The two planets thought to be in Tau Ceti’s habitable zone are denoted Tau Ceti e and Tau Ceti f. What is known about these two planets is their likely orbit, eccentricity, and their mass. All of these properties have been derived by calculation, based on observed data, so are all known to within appropriate error bounds, but I’m leaving the error off my scribblings so things don’t get too messy.

Tau Ceti e is thought to be around 4.3 Earth Masses, or Me (i.e. 4.3 times as heavy as Earth), while Tau Ceti f, the planet that orbits a bit further out, is thought to be around 6.67 Me. For the astronomically minded, these two planets orbit at around 0.55 and 1.35 AU from Tau Ceti respectively.

So, here’s where I cheated a bit, like any good engineer. I started with the answer I wanted and calculated backwards to see if the answer I wanted led to reasonable base assumptions. This is not as cheeky as it sounds, because when you have an insoluble problem (i.e. not enough data is known for an explicit result), an iterative approach is often used.

For my story to work, I needed a surface gravity on my planet of no more than 1.2g – that’s twenty percent higher than Earth’s. But how could I get a gravity that low on a planet that was over 4 times the mass of Earth? The answer is that surface gravity is a function of mass and radius, or going a step further along the calculation path, mass and density.

I used a ratioed form of Newton’s law that allowed me to relate the ratio of two planets gravitational forces to the ratios of their masses and radii. I already knew the ratio of the gravities ( assumed at gTCe/gE= 1.2) and the ratio of the masses (MTCe/ME = 4.3), so could calculate the ratio of radii (rE/rTCe) at 1.89. Using another formula that related the ratio of the two planet’s densities to their ratioed mass and radii, I could then calculate their ratioed densities (dens TCe/ densE) at 0.63. So at the end of all that, to have a surface gravity of 1.2 g, Tau Ceti e would have to have a density of 63% of Earth’s. Is that reasonable?

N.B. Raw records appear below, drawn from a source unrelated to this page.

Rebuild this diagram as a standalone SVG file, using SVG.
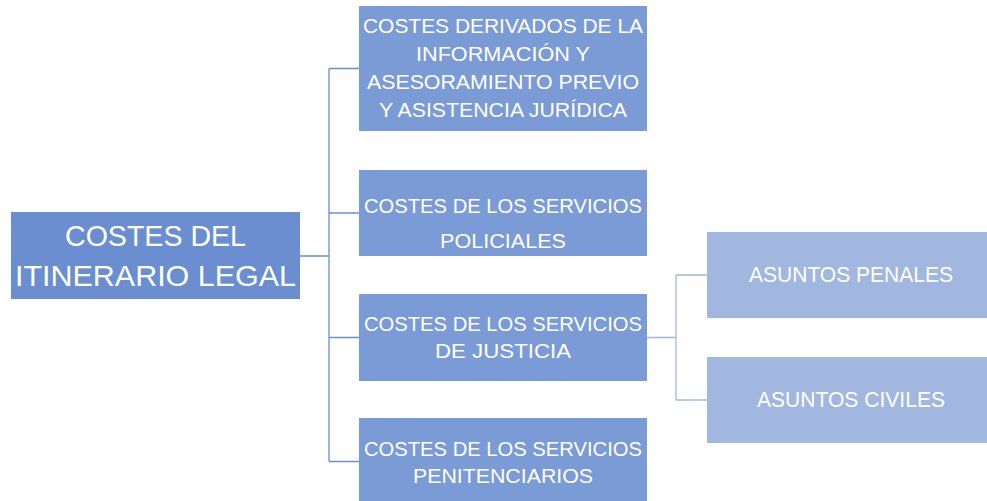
<svg xmlns="http://www.w3.org/2000/svg" width="987" height="501" viewBox="0 0 987 501">
<style>
.t{font-family:"Liberation Sans",Arial,sans-serif;fill:#fff;text-anchor:middle}
.l2{fill:#7a9bd5}
.l3{fill:#a1b7e0}
.c1{fill:none;stroke:#6a8ed0;stroke-width:1.3}
.c2{fill:none;stroke:#a1b7e0;stroke-width:1.3}
</style>
<rect width="987" height="501" fill="#fff"/>
<g id="connectors">
<path class="c1" d="M300 256H329M329 68.5V461.5M329 68.5H359M329 213H359M329 337.5H359M329 461.5H359"/>
<path class="c2" d="M647 337.5H676M676 275V400M676 275H707M676 400H707"/>
</g>
<g id="root">
<rect x="11" y="212" width="289" height="87" fill="#6a8ed0"/>
<text class="t" x="155.5" y="246" font-size="30" textLength="181" lengthAdjust="spacingAndGlyphs">COSTES DEL</text>
<text class="t" x="155.5" y="286" font-size="30" textLength="281" lengthAdjust="spacingAndGlyphs">ITINERARIO LEGAL</text>
</g>
<g id="n1">
<rect class="l2" x="359" y="6" width="288" height="125"/>
<text class="t" x="503" y="33" font-size="20.5" textLength="280" lengthAdjust="spacingAndGlyphs">COSTES DERIVADOS DE LA</text>
<text class="t" x="503" y="61" font-size="20.5" textLength="174" lengthAdjust="spacingAndGlyphs">INFORMACIÓN Y</text>
<text class="t" x="503" y="89" font-size="20.5" textLength="272" lengthAdjust="spacingAndGlyphs">ASESORAMIENTO PREVIO</text>
<text class="t" x="503" y="117" font-size="20.5" textLength="248" lengthAdjust="spacingAndGlyphs">Y ASISTENCIA JURÍDICA</text>
</g>
<g id="n2">
<rect class="l2" x="359" y="170" width="288" height="86"/>
<text class="t" x="503" y="213" font-size="20.5" textLength="278" lengthAdjust="spacingAndGlyphs">COSTES DE LOS SERVICIOS</text>
<text class="t" x="503" y="248" font-size="20.5" textLength="126" lengthAdjust="spacingAndGlyphs">POLICIALES</text>
</g>
<g id="n3">
<rect class="l2" x="359" y="294" width="288" height="87"/>
<text class="t" x="503" y="331" font-size="20.5" textLength="278" lengthAdjust="spacingAndGlyphs">COSTES DE LOS SERVICIOS</text>
<text class="t" x="503" y="358" font-size="20.5" textLength="136" lengthAdjust="spacingAndGlyphs">DE JUSTICIA</text>
</g>
<g id="n4">
<rect class="l2" x="359" y="418" width="288" height="87"/>
<text class="t" x="503" y="456" font-size="20.5" textLength="278" lengthAdjust="spacingAndGlyphs">COSTES DE LOS SERVICIOS</text>
<text class="t" x="503" y="483" font-size="20.5" textLength="180" lengthAdjust="spacingAndGlyphs">PENITENCIARIOS</text>
</g>
<g id="n5">
<rect class="l3" x="707" y="232" width="282" height="86"/>
<text class="t" x="851" y="282" font-size="22" textLength="204" lengthAdjust="spacingAndGlyphs">ASUNTOS PENALES</text>
</g>
<g id="n6">
<rect class="l3" x="707" y="357" width="282" height="86"/>
<text class="t" x="851" y="407" font-size="22" textLength="188" lengthAdjust="spacingAndGlyphs">ASUNTOS CIVILES</text>
</g>
</svg>
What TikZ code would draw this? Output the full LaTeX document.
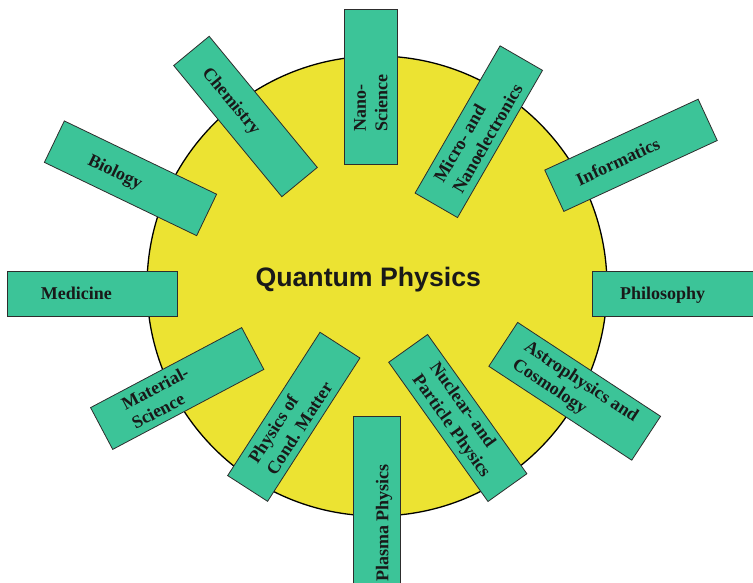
\documentclass[tikz,border=0pt]{standalone}
\usepackage{fontspec}
\setmainfont{Liberation Serif}
\newfontfamily\qpsans{Liberation Sans}
\definecolor{sun}{RGB}{236,227,50}
\definecolor{leaf}{RGB}{60,196,152}
\definecolor{edgegray}{RGB}{45,45,45}
\tikzset{
  field/.style={rectangle, draw=edgegray, line width=0.8pt, fill=leaf, inner sep=0pt},
  lbl/.style={font=\bfseries\fontsize{18}{21.5}\selectfont, inner sep=0pt, anchor=west, align=left, text=black!90},
  one/.style={text depth=0pt}
}
\begin{document}
\begin{tikzpicture}[x=1pt,y=-1pt]
\useasboundingbox (0,0) rectangle (753,583);
\clip (0,0) rectangle (753,583);
\node[circle, draw=black, line width=1.3pt, fill=sun, minimum size=460pt, inner sep=0pt] (core) at (377,286) {};
\node[font=\qpsans\bfseries\fontsize{26.7}{30}\selectfont, anchor=base, inner sep=0pt, text=black!90] (core-t) at (368.3,286) {Quantum Physics};

% Chemistry
\begin{scope}[shift={(245.5,116.5)}, rotate=-50.5, transform shape]
\node[field, minimum width=170pt, minimum height=46pt] (chem) at (0,0) {};
\node[lbl, one] (chem-t) at (-61.5,0) {Chemistry};
\end{scope}
% Biology
\begin{scope}[shift={(130.5,178.3)}, rotate=-25.7, transform shape]
\node[field, minimum width=169pt, minimum height=46pt] (bio) at (0,0) {};
\node[lbl, one] (bio-t) at (-45.7,0) {Biology};
\end{scope}
% Nano-Science
\begin{scope}[shift={(370.8,86.5)}, rotate=90, transform shape]
\node[field, minimum width=155pt, minimum height=53.7pt] (nano) at (0,0) {};
\node[lbl] (nano-t) at (-45.2,0) {Nano-\\Science};
\end{scope}
% Micro- and Nanoelectronics
\begin{scope}[shift={(478.8,131.7)}, rotate=60, transform shape]
\node[field, minimum width=170pt, minimum height=49pt] (micro) at (0,0) {};
\node[lbl] (micro-t) at (-63,0) {Micro- and\\Nanoelectronics};
\end{scope}
% Informatics
\begin{scope}[shift={(631,155.3)}, rotate=24.8, transform shape]
\node[field, minimum width=169pt, minimum height=45.5pt] (info) at (0,0) {};
\node[lbl, one] (info-t) at (-59.8,0) {Informatics};
\end{scope}
% Philosophy
\begin{scope}[shift={(677,293.5)}]
\node[field, minimum width=170pt, minimum height=45pt] (philo) at (0,0) {};
\node[lbl, one] (philo-t) at (-57,0) {Philosophy};
\end{scope}
% Medicine
\begin{scope}[shift={(92,293.5)}]
\node[field, minimum width=170pt, minimum height=45pt] (med) at (0,0) {};
\node[lbl, one] (med-t) at (-51.3,0) {Medicine};
\end{scope}
% Material-Science
\begin{scope}[shift={(177.2,388.5)}, rotate=27.9, transform shape]
\node[field, minimum width=171pt, minimum height=47.3pt] (mat) at (0,0) {};
\node[lbl] (mat-t) at (-56,0) {Material-\\Science};
\end{scope}
% Physics of Cond. Matter
\begin{scope}[shift={(293.8,416.8)}, rotate=57.2, transform shape]
\node[field, minimum width=170.5pt, minimum height=47.5pt] (cond) at (0,0) {};
\node[lbl] (cond-t) at (-60,0) {Physics of\\Cond. Matter};
\end{scope}
% Plasma Physics
\begin{scope}[shift={(376.7,516.7)}, rotate=90, transform shape]
\node[field, minimum width=200pt, minimum height=46.7pt] (plasma) at (0,0) {};
\node[lbl, one] (plasma-t) at (-65.3,5.5) {Plasma Physics};
\end{scope}
% Nuclear- and Particle Physics
\begin{scope}[shift={(457.8,418)}, rotate=-54.5, transform shape]
\node[field, minimum width=171pt, minimum height=47.8pt] (nucl) at (0,0) {};
\node[lbl] (nucl-t) at (-58,0) {Nuclear- and\\Particle Physics};
\end{scope}
% Astrophysics and Cosmology
\begin{scope}[shift={(574.7,391.3)}, rotate=-33.3, transform shape]
\node[field, minimum width=171pt, minimum height=52.5pt] (astro) at (0,0) {};
\node[lbl] (astro-t) at (-66,0) {Astrophysics and\\Cosmology};
\end{scope}
\end{tikzpicture}
\end{document}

The density of Earth is 5.514 g/cm3, not too much different from the density of a rocky planet like Mercury (5.427 g/cm3), but a lot higher than other solar system planets like Jupiter and Uranus (1.326 g/cm3 and 1.27 g/cm3 respectively), comprised of lighter materials. A surface gravity of 1.2g on Tau Ceti e would put its density at around 3.5 g/cm3, less dense than our own rocky planets, but certainly in a feasible range.

So what sort of densities would you expect for the Tau Ceti system? One clue is the metallicity of the system, which is a measure of the ratio of iron to hydrogen in the star’s makeup. In the case of Tau Ceti, this is estimated to be around one third of our own sun. This indicates the star is likely to be older than the Sun, made up of stellar remnants left over from less evolved stars that have not had time to form as much of the heavier elements in their internal fusion factories.

So Tau Ceti is made up of lighter elements. Based on this, it was reasonable to assume that the planets in the Tau Ceti system would also be made up of proportionally lighter elements, and quite possibly in the range I had estimated. Tau Ceti e and Tau Ceti f are also large planets – much larger than our own Earth – so having a density in between Earth and our own gas giants also made sense to me.

Using the same planetary density I had calculated for Tau Ceti e, for the larger Tau Ceti f, gave me a surface density of around 1.4g for the bigger planet – just a little too high for feasible human colonisation – and that fit nicely with my story as well.

It was a lot of fun playing with these calculations, and thankfully the known science fit with my story, at least with some comfortable wiggle room!

Check out what challenges that increased gravity provided for my intrepid explorers in my novel The Tau Ceti Diversion!

Read it now on Amazon!

ADDENDUM

For those interested in the maths. . .

Density formula: densp= Mp / (4/3*pi()*rp^3)

Where:

densp= Density of Planet (kg/m3)

Mp = mass of planet (kg)

rp = radius of planet (m)

In ratio form: densp1/densp2= Mp1/Mp2 *(rp2/rp1)^3

Ratio of Newtons law relating gravity, mass and radius of two planets:

gp1/gp2= Mp1/Mp2 *(rp2/rp1)^2